Step-By-Step Instructions
Alright, let’s get to the fun part – making the Modaks!
- Prepare coconut-jaggery stuffing: In a pan, combine the grated coconut, jaggery, and ghee. Cook over medium heat, stirring constantly, until the jaggery melts and the mixture comes together. Continue cooking until most of the moisture evaporates – you want a slightly dry, crumbly mixture. Stir in the cardamom powder and let it cool completely.
- Make rice dough: In a saucepan, bring the water to a boil with the salt and ghee. Gradually add the rice flour, stirring continuously to prevent lumps. Keep stirring until the mixture forms a smooth, non-sticky dough. It might take a little elbow grease!
- Rest the dough: Cover the dough with a damp cloth and let it rest for about 10 minutes. This allows the flour to hydrate and makes the dough more pliable.
- Shape the Modaks: Divide the dough into small, equal-sized balls. Flatten each ball into a disc, keeping the edges slightly thinner than the center.
- Fill and seal: Place a spoonful of the cooled coconut-jaggery stuffing in the center of each disc. Carefully pleat the edges of the dough to seal the filling inside, forming a dumpling shape. Alternatively, you can use a Modak mould for a perfectly shaped Modak.
- Steam the Modaks: Grease the plates of a steamer with a little ghee or oil. You can also use turmeric leaves to line the plates for a traditional touch (and a lovely aroma!). Arrange the Modaks on the greased plates, ensuring they aren’t touching. Steam for 10-15 minutes, or until the dough looks translucent.
Expert Tips
- Don’t overcook the stuffing! You want it to be slightly moist, but not runny.
- If the dough is too sticky, add a little more rice flour, one teaspoon at a time.
- If the dough is too dry, sprinkle a little water, one teaspoon at a time.
- Greasing the steamer plates well is crucial to prevent the Modaks from sticking.
Variations
Want to switch things up? Here are a few ideas:
- Vegan Adaptation: Simply substitute the ghee with a plant-based ghee alternative. Coconut oil works well too!

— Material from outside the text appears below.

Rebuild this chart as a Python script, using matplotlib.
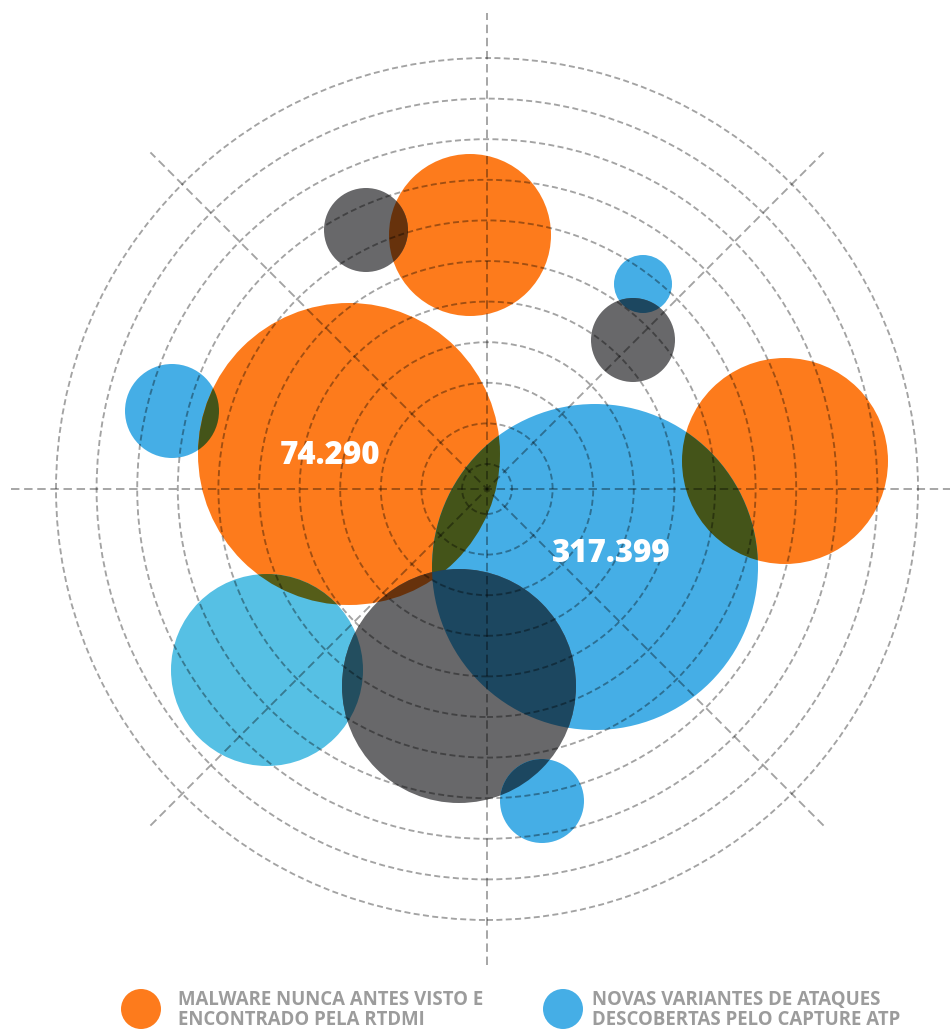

- Gluten-Free: This recipe is naturally gluten-free, as it uses rice flour.
- Spice Level: Adjust the amount of cardamom powder to your liking. You can also add a pinch of nutmeg or cloves for a warmer flavor. My grandmother always added a tiny bit of grated nutmeg!

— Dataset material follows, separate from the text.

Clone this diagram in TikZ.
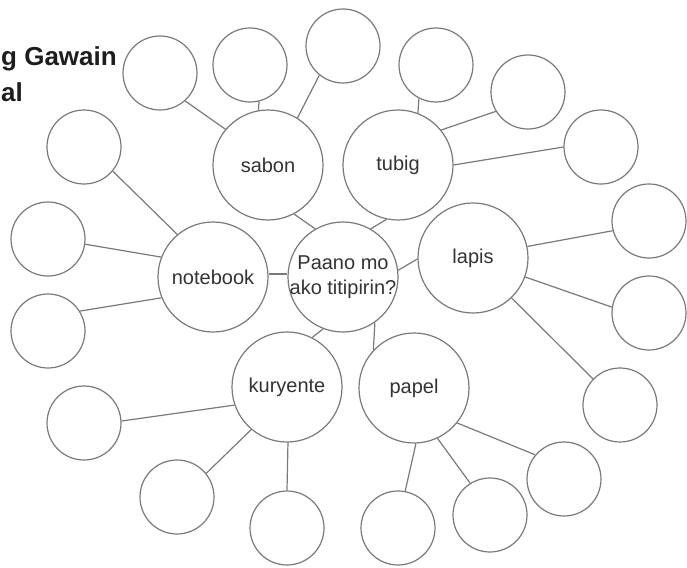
\documentclass[tikz,border=0pt]{standalone}
\usepackage{fontspec}
\setmainfont{Liberation Sans}
\begin{document}
\begin{tikzpicture}[x=1pt,y=-1pt,
  big/.style={circle,draw=linegray,line width=1.2pt,fill=white,inner sep=0pt,minimum size=110pt},
  small/.style={circle,draw=linegray,line width=1.2pt,fill=white,inner sep=0pt,minimum size=74pt},
  lbl/.style={text=txtgray,font=\fontsize{20}{25}\selectfont,align=center,inner sep=0pt},
  conn/.style={draw=linegray,line width=1.2pt},
  title/.style={text=titlecol,font=\fontsize{26}{32}\selectfont\bfseries,inner sep=0pt}]
\definecolor{linegray}{HTML}{7A7A7A}
\definecolor{txtgray}{HTML}{333333}
\definecolor{titlecol}{HTML}{1E1E1E}
\useasboundingbox (0,0) rectangle (687,567);
\fill[white] (0,0) rectangle (687,567);
% big circles
\node[big,label={[lbl]center:sabon}] (sabon) at (268,165) {};
\node[big,label={[lbl]center:tubig}] (tubig) at (398,165) {};
\node[big,label={[lbl]center:notebook}] (notebook) at (213,277) {};
\node[big,label={[lbl]center:Paano mo\\ako titipirin?}] (ctr) at (343,277) {};
\node[big,label={[lbl]center:lapis}] (lapis) at (473,258) {};
\node[big,label={[lbl]center:kuryente}] (kuryente) at (287,387) {};
\node[big,label={[lbl]center:papel}] (papel) at (414,388) {};
% small circles
\node[small] (L) at (160,73) {};
\node[small] (A) at (250,65) {};
\node[small] (B) at (343,46) {};
\node[small] (C) at (436,65) {};
\node[small] (D) at (528,92) {};
\node[small] (E) at (601,147) {};
\node[small] (F) at (649,221) {};
\node[small] (G) at (649,313) {};
\node[small] (H) at (620,405) {};
\node[small] (R) at (564,479) {};
\node[small] (Q) at (490,515) {};
\node[small] (P) at (398,528) {};
\node[small] (O) at (287,528) {};
\node[small] (N) at (177,497) {};
\node[small] (M) at (84,423) {};
\node[small] (K) at (48,331) {};
\node[small] (J) at (48,239) {};
\node[small] (I) at (84,147) {};
% title
\node[title,anchor=base west] (t1) at (1,66) {g Gawain};
\node[title,anchor=base west] (t2) at (1,102) {al};
% connectors
\draw[conn] (L.-48) -- (sabon.140);
\draw[conn] (A.-76) -- (sabon.100);
\draw[conn] (B.-129) -- (sabon.58);
\draw[conn] (C.-117) -- (tubig.69);
\draw[conn] (D.-149) -- (tubig.39);
\draw[conn] (E.180) -- (tubig.0);
\draw[conn] (F.195) -- (lapis.12);
\draw[conn] (G.171) -- (lapis.-20);
\draw[conn] (H.136) -- (lapis.-46);
\draw[conn] (R.140) -- (papel.-39);
\draw[conn] (Q.122) -- (papel.-65);
\draw[conn] (P.79) -- (papel.-88);
\draw[conn] (O.90) -- (kuryente.-89);
\draw[conn] (N.39) -- (kuryente.-130);
\draw[conn] (M.3) -- (kuryente.199);
\draw[conn] (K.32) -- (notebook.202);
\draw[conn] (J.-8) -- (notebook.159);
\draw[conn] (I.-40) -- (notebook.130);
\draw[conn] (sabon.-62) -- (ctr.120);
\draw[conn] (tubig.-102) -- (ctr.60);
\draw[conn] (notebook.3) -- (ctr.177);
\draw[conn] (lapis.181) -- (ctr.7);
\draw[conn] (kuryente.63) -- (ctr.-111);
\draw[conn] (papel.137) -- (ctr.-55);
\end{tikzpicture}
\end{document}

- Festival Adaptations: During Ganesh Chaturthi, it’s customary to offer 21 Modaks to Lord Ganesha. You can also arrange the Modaks in a specific pattern on the plate as an offering.
Serving Suggestions
Serve the Modaks warm, as a devotional offering or a delightful snack with a cup of chai. They’re also lovely with a drizzle of ghee or a sprinkle of grated coconut.
Storage Instructions
Leftover Modaks can be stored in an airtight container in the refrigerator for up to 2-3 days. Reheat them gently in a steamer or microwave before serving.
FAQs
Let’s answer some common questions:
- What is the significance of Modak? Modak is considered Lord Ganesha’s favorite sweet. It symbolizes joy, happiness, and prosperity.
- Can I use store-bought grated coconut? Yes, you can, but fresh coconut is highly recommended for the best flavor.
- How do I know when the stuffing is ready? The stuffing should be slightly dry and crumbly, and it should hold its shape when pressed together.
- What is the best way to steam the Modaks? Ensure the steamer is properly heated and the plates are well-greased. Don’t overcrowd the plates.
- Can I make Modaks ahead of time and freeze them? Yes, you can! Freeze the unsteamed Modaks on a baking sheet lined with parchment paper. Once frozen, transfer them to a freezer-safe bag or container. Steam them directly from frozen, adding a few extra minutes to the steaming time.